Lucky Electric Power Company Limited (LEPCL), is all set to install a 660-megawatt coal-power plant at Bin Qasim, Karachi, which will be the first plant to use Thar coal as fuel 350km from the mine’s mouth.

It is likely to achieve financial close by March 2017 and commence commercial operations by December 2019.

“Lucky Electric’s electricity tariff will be marginally lower compared to the mine-mouth project despite the transportation cost because of a lower rate of return, higher plant efficiency and no water cost,” said LEPCL Chief Executive Officer Intesarul Haq Haqqi while speaking to media on Tuesday.

Although the project was originally based on imported coal, it was converted to indigenous coal resources in line with the national policy of reducing reliance on imported coal.

Lucky Electric Power, a wholly owned subsidiary of Lucky Cement, is being set up at an estimated project cost of $850 million.

The project would not only set a precedent for the entire power sector by using the coal produced by Sindh Engro Coal Mining Company, a hefty distance away from the plant, but it will also pave the way for export of Thar coal, as its power plant is located at Port Qasim.

If this coal could be transported to Port Qasim for producing power, it can also be exported from the same port.

“The project will cost approximately $850 million,” he said. The company is targeting to start commercial operation by December 2019.

It has already obtained all the requisite approvals including the letter of support, upfront tariff from Nepra and has leased 250 acres of land close to Port Qasim.

Haqqi revealed that the company was finalising a power purchase and implementation agreement with the government and was likely to achieve financial close by March 2017.

He said the Lucky Electric Power project was in line with the government’s policy of increasing reliance on indigenous resources for power generation.
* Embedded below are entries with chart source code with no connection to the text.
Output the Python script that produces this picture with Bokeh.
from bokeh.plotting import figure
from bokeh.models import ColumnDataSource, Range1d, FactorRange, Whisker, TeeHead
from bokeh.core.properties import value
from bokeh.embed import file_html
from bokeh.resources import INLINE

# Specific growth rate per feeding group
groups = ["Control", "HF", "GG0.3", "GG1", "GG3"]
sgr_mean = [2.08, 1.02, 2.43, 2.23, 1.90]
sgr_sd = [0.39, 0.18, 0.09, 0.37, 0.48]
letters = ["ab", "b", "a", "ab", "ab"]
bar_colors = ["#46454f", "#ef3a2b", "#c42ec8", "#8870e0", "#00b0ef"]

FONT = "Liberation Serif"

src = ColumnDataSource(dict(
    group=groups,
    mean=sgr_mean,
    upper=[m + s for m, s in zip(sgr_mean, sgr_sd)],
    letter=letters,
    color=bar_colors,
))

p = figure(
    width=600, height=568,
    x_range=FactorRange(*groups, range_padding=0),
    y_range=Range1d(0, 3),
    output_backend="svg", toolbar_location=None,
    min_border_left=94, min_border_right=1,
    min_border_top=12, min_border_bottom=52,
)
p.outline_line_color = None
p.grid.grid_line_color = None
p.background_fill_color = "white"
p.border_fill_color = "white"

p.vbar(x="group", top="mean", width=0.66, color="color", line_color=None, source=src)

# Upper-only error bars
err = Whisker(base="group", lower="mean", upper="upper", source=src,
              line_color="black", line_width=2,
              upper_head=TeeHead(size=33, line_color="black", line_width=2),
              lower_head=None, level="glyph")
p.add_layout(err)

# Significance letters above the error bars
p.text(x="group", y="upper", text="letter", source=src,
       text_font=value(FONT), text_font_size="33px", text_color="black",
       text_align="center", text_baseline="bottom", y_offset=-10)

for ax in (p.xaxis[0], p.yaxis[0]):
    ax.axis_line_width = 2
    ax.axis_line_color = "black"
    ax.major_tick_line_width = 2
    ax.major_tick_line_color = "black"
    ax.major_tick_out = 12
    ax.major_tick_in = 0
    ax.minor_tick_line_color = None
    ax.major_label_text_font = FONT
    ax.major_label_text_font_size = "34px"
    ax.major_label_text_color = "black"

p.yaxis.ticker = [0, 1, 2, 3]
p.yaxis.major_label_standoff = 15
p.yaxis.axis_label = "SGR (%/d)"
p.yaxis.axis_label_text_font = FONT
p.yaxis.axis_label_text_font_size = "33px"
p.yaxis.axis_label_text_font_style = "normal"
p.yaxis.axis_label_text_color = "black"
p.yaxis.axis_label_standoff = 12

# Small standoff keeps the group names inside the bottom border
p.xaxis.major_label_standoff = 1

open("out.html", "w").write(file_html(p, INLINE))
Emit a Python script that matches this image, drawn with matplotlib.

This will facilitate foreign exchange savings besides bringing the electricity cost lower, thus making it affordable for the consumers and helping make exports more competitive.

Moreover, the use of Thar lignite, away from mine-mouth, would also help in the expansion of mining in Thar, which was in the interest of the country, the province and the people of Thar, he said.

He mentioned that the project was initially intended to run on imported coal. However, upon the advice of the government, it was converted to local (Thar) coal in line with the national policy of reducing reliance on imported fuel.

“The Thar coal field has total lignite reserves of 175 billion tonnes, which can be utilised to produce 100,000 megawatts for over 200 years,” he said.

Haqqi said LEPCL had done the due diligence of Thar coal and was in discussion to formalise a coal supply agreement with Sindh Engro Coal Mining Company. The coal from Thar is to be transported via roads to the plant site. “Initial feasibility has been completed with the objective of ensuring a sustainable transportation mechanism,” he said.